View Single Post
  #3  
Old 13-06-05, 02:29
John McGillivray's Avatar
John McGillivray John McGillivray is offline
Registered User
 
Join Date: May 2003
Location: Quebec
Posts: 1,089
Default

Hello Mark,

Thank you for your answer.

I went back and checked in Niklas Zetterling’s book “Normandy 1944” and found the following (p.384-386):

“At the beginning of June the division was deployed-in the Chartres — Le Mans — Orleans area. Despite the threat of Allied invasion the Panther battalion — the I./Panzer-Regiment 6 which had been detached from the 3. Panzer-Division — was loaded on trains to be sent to the Eastern Front. On 5 June the first train had reached Magdeburg in Germany while the last one was at Paris. This meant that the strongest battalion of the division was missing when the Allies invaded France.
“On D-Day the division received orders to march to Normandy. The Panther battalion was ordered to move back to France to join the division in Normandy. The journey to Normandy by the division has been described as a costly and prolonged affair due to intervention of Allied air power. It has been stated the division lost 5 tanks, 84 SPW and prime movers and 90 wheeled vehicles. According to Ritgen, who was the commander of the repair and maintenance company of the Panzer IV battalion at the time, this initial report was exaggerated. The fact that the division lost 82 SPW and 10 prime movers during the entire month of June supports this judgement.
“Of greater importance than the losses were the delays. The Panzer IV battalion — the II/Panzer-Regiment 130 — had only reached a wooded area north of Alencon on the morning of 7 June and was short of fuel. The II./Panzer-Grenadier-Regiment 902 went into action on the morning of 8 June. The following day, the II./Panzer-Regiment 130, Panzer-Grenadier-Regiment 901, the I./Panzer-Grenadier-Regiment 902 and Panzerjager-Lehr-Abteilung 130 were committed. On 10 June the Panther battalion arrived, and it was sent into action the following day.”

So it would have being impossible to have had Panthers in action around la Bergerie Ferme on the 8th of June. So who were the British and Canadians fighting there? The sources that Zuehlke gives for his description of the battle are as followers:

-Tony Foulds, "In Support of the Canadians: A British Anti-Tank Regiment's First Five Weeks in Normandy," Canadian Military History, Spring 1998, vol. 7,74.
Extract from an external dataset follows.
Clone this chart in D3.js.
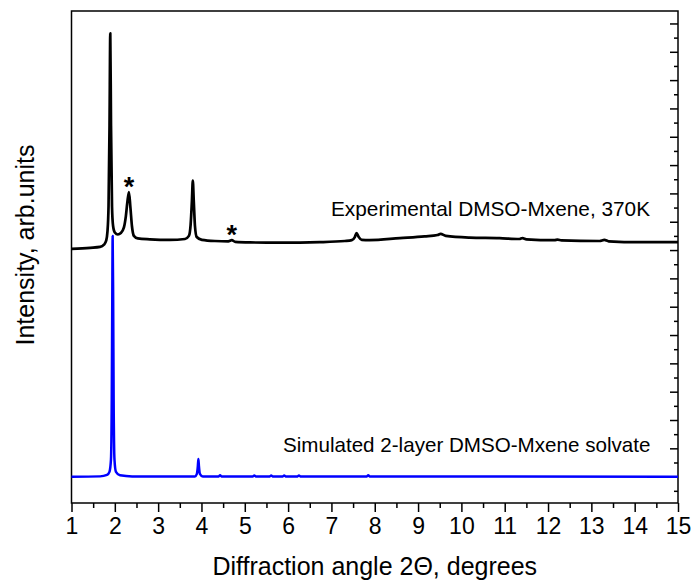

-Harold Bertrand Gonder, interview by Mark C. Hill, 23 July and 7, 8, 9 August 1985, University of Victoria Special Collections.

-Richard M. Ross, The History of the 1st Battalion Cameron Highlanders of Ottawa (M G), (n.p., n.d.), 44.

-Maj. G.T. MacEwan, "Battle Narrative: D-Day and the Counter-Attack on Putot-en-Bessin," 145.204013(03), Directorate of History, Department of National Defence, 5.

The incident at Cristot involved British troops and not Canadian. It was a recce patrol from the Inns of Court Regiment.